═══ Supplied entries

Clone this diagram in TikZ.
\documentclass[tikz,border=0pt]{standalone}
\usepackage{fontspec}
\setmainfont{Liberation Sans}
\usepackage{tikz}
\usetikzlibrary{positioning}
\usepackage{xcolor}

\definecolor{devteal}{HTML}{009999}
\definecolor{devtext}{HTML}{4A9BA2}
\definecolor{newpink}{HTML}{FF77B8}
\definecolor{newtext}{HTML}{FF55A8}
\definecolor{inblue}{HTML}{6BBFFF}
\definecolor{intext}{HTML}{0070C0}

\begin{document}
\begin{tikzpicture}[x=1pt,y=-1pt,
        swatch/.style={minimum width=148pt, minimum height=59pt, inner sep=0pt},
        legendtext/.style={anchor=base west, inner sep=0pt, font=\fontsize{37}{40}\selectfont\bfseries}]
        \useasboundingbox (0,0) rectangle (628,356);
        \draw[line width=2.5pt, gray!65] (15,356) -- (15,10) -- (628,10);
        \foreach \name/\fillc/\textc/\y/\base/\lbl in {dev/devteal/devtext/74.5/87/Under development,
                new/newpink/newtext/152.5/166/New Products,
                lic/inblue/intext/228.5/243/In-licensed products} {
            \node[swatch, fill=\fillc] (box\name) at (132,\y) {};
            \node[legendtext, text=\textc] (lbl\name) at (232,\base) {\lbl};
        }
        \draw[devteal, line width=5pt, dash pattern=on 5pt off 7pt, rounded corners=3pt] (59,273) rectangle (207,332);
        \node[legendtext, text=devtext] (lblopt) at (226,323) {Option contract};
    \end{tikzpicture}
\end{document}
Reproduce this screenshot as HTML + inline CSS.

══════

Output the data above exactly, please, line for line.

Clone this diagram in TikZ.
\documentclass[tikz,border=0pt]{standalone}
\usepackage{fontspec}
\setmainfont{Liberation Sans}
\usepackage{tikz}
\usetikzlibrary{positioning}
\usepackage{xcolor}

\definecolor{devteal}{HTML}{009999}
\definecolor{devtext}{HTML}{4A9BA2}
\definecolor{newpink}{HTML}{FF77B8}
\definecolor{newtext}{HTML}{FF55A8}
\definecolor{inblue}{HTML}{6BBFFF}
\definecolor{intext}{HTML}{0070C0}

\begin{document}
\begin{tikzpicture}[x=1pt,y=-1pt,
        swatch/.style={minimum width=148pt, minimum height=59pt, inner sep=0pt},
        legendtext/.style={anchor=base west, inner sep=0pt, font=\fontsize{37}{40}\selectfont\bfseries}]
        \useasboundingbox (0,0) rectangle (628,356);
        \draw[line width=2.5pt, gray!65] (15,356) -- (15,10) -- (628,10);
        \foreach \name/\fillc/\textc/\y/\base/\lbl in {dev/devteal/devtext/74.5/87/Under development,
                new/newpink/newtext/152.5/166/New Products,
                lic/inblue/intext/228.5/243/In-licensed products} {
            \node[swatch, fill=\fillc] (box\name) at (132,\y) {};
            \node[legendtext, text=\textc] (lbl\name) at (232,\base) {\lbl};
        }
        \draw[devteal, line width=5pt, dash pattern=on 5pt off 7pt, rounded corners=3pt] (59,273) rectangle (207,332);
        \node[legendtext, text=devtext] (lblopt) at (226,323) {Option contract};
    \end{tikzpicture}
\end{document}
Reproduce this screenshot as HTML + inline CSS.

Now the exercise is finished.